DESIGN ITERATIVELY – Obtain a large portion of requirements and begin designing concept proofs and prototypes immediately. Then, solicit feedback and revise accordingly. Resist the temptation to wait until all of your requirements are fulfilled, or you risk never getting your project off the ground.
FIND THE STORY IN YOUR DATA – Without a compelling narrative to accompany it, even the most aesthetically-pleasing data visualization will fail to make an impact. Determine what the data visualization reveals. Look closely to discover any emerging patterns and trends that might tell an interesting story. By making it relevant to your audience, you go from just showing the data off to telling a compelling story with the data.
What to look for in a data visualization tool
Your data is only as good as your ability to understand and communicate it, which is why choosing the right visualization tool is essential.
There are dozens of tools on the market that offer data visualization and data analysis. These range from simple to complex, from intuitive to obtuse. Not every tool is right for every organization. Gartner’s Magic Quadrant for Analytics and Business Intelligence Platforms listed these five things to look for.
- Agile, centralized BI provisioning – When choosing a data visualization tool, make sure it supports an agile workflow, supported by the IT department, and features self-contained data management functionality that enables managers to make faster and more informed business decisions.

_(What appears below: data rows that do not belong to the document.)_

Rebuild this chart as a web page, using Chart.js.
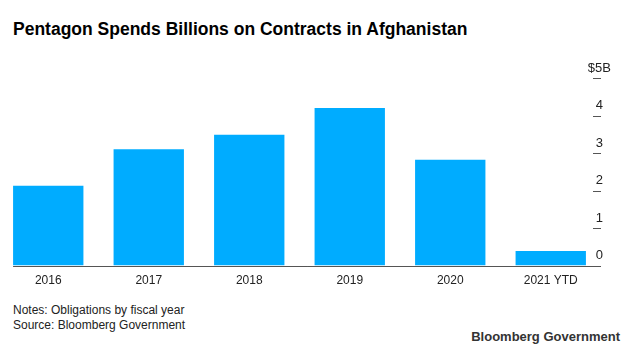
<!DOCTYPE html>
<html>
<head>
<meta charset="utf-8">
<script src="https://cdn.jsdelivr.net/npm/chart.js@4/dist/chart.umd.min.js"></script>
<style>
  body { margin: 0; background: #fff; font-family: "Liberation Sans", Arial, sans-serif; }
  #wrap { position: relative; width: 633px; height: 346px; overflow: hidden; }
  #title { position: absolute; left: 13px; top: 19px; font-size: 17.5px; font-weight: bold; color: #000; white-space: nowrap; }
  #chartBox { position: absolute; left: -2px; top: 40px; width: 635px; height: 256px; }
  #notes { position: absolute; left: 13px; top: 303px; font-size: 12px; line-height: 15px; color: #222; }
  #brand { position: absolute; right: 13px; top: 329px; font-size: 13px; font-weight: bold; color: #333; }
</style>
</head>
<body>
<div id="wrap">
  <div id="title">Pentagon Spends Billions on Contracts in Afghanistan</div>
  <div id="chartBox"><canvas id="bars"></canvas></div>
  <div id="notes">Notes: Obligations by fiscal year<br>Source: Bloomberg Government</div>
  <div id="brand">Bloomberg Government</div>
</div>
<script>
// fiscal years and contract obligations, $ billions
var years = ["2016", "2017", "2018", "2019", "2020", "2021 YTD"];
var spending = [2.13, 3.10, 3.49, 4.20, 2.82, 0.39];
var yTicks = [0, 1, 2, 3, 4, 5];

// baseline under the bars plus the short dashes for each y tick
var axisMarks = {
    id: "axisMarks",
    afterDatasetsDraw: function(chart) {
        var ctx = chart.ctx;
        var y = chart.scales.y;
        var area = chart.chartArea;
        var first = chart.getDatasetMeta(0).data[0];
        ctx.save();
        ctx.strokeStyle = "#555";
        ctx.lineWidth = 1;
        y.ticks.forEach(function(t, i) {
            var py = Math.round(y.getPixelForTick(i)) + 0.5;
            ctx.beginPath();
            if (t.value === 0) {
                ctx.moveTo(first.x - first.width / 2, py);
            } else {
                ctx.moveTo(area.right - 8, py);
            }
            ctx.lineTo(area.right, py);
            ctx.stroke();
        });
        ctx.restore();
    }
};

var ctx = document.getElementById("bars").getContext("2d");
new Chart(ctx, {
    type: "bar",
    data: {
        labels: years,
        datasets: [{
            data: spending,
            backgroundColor: "#00acff",
            borderWidth: 0,
            categoryPercentage: 1,
            barPercentage: 0.7
        }]
    },
    options: {
        responsive: true,
        maintainAspectRatio: false,
        animation: false,
        layout: { padding: { top: 38, right: 12, left: 0, bottom: 0 } },
        plugins: { legend: { display: false }, tooltip: { enabled: false } },
        scales: {
            x: {
                grid: { display: false, drawTicks: false },
                border: { display: false },
                ticks: {
                    color: "#222",
                    padding: 8,
                    font: { family: "Liberation Sans", size: 12 }
                }
            },
            y: {
                position: "right",
                min: 0,
                max: 5,
                grid: { display: false, drawTicks: false },
                border: { display: false },
                afterBuildTicks: function(scale) {
                    scale.ticks = yTicks.map(function(v) { return { value: v }; });
                },
                ticks: {
                    color: "#222",
                    mirror: true,
                    padding: 10,
                    crossAlign: "center",
                    labelOffset: -10,
                    font: { family: "Liberation Sans", size: 13 },
                    callback: function(v) { return v === 5 ? "$5B" : v; }
                }
            }
        }
    },
    plugins: [axisMarks]
});
</script>
</body>
</html>
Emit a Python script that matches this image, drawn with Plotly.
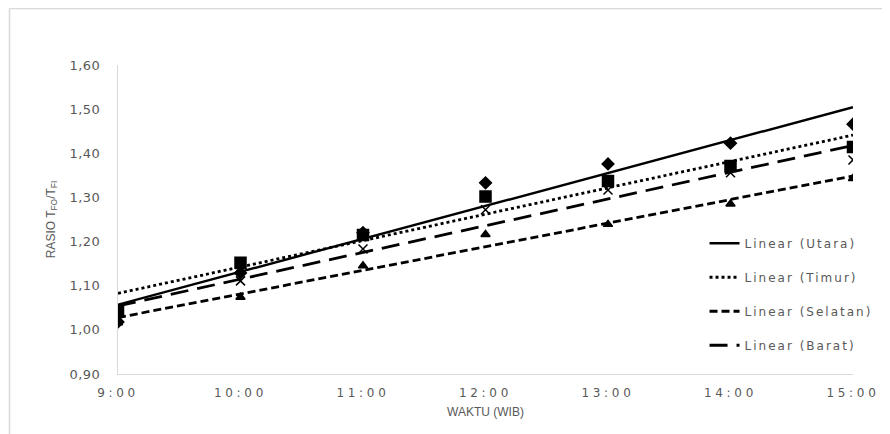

- Decentralized analytics – Individual users and business units should also be able to quickly and easily access data without involving IT.
- Governed data discovery – Your data visualization tool should address users’ requirements for easy data delivery while at the same time, satisfy the requirements of the IT department for managing and securing the data.
- OEM or embedded analytics capabilities – Users should have the ability to explore their data to better understand where they can increase efficiency and quickly gain actionable insights.
- Extranet deployment: A robust data visualization tool should at the very least include an SDK and API used to provide data to external businesses, customers, suppliers, distributors, or other business partners. However, more modern tools (like Sigma) are cloud-based and can be shared and accessed right from a browser via URL.
13 critical capabilities of best-in-class data visualization tools
- BI platform administration, security and architecture
- Cloud BI
- Data source connectivity and ingestion
- Metadata management
- Data storage and loading options
- Data preparation
- Scalability and data model complexity
- Advanced analytics for citizen data scientists
- Analytic dashboards
- Interactive visual exploration
- Embedding of analytic content
- Publish, share and collaborate on analytic content
- Ease of use, visual appeal and workflow integration
Wrapping up: closing thoughts on data visualization
An effective visualization does a lot more than just display a data set. It creates a narrative, providing a clear answer to a specific question, minus the minutiae. The end goal is to educate and engage your audience with your insights.
We’re all up to our eyeballs in information, and the ability to leverage data to tell a story is an increasingly important skill. Whether you’re communicating the findings of your customer survey, making a presentation to the board, or simply engaging your target audience, your success or failure all comes down to your mastery of data storytelling.
Data visualization serves as one of the most critical tools in your storytelling arsenal. It helps to reimagine business intelligence and introduces organizations to new ways of understanding and utilizing their data. Emerging as a critical foundation for democratizing data and making intelligent insights available to everyone within an organization, modern data visualization tools empower users, reduce the dependence on overburdened IT departments, and help to drive the business forward.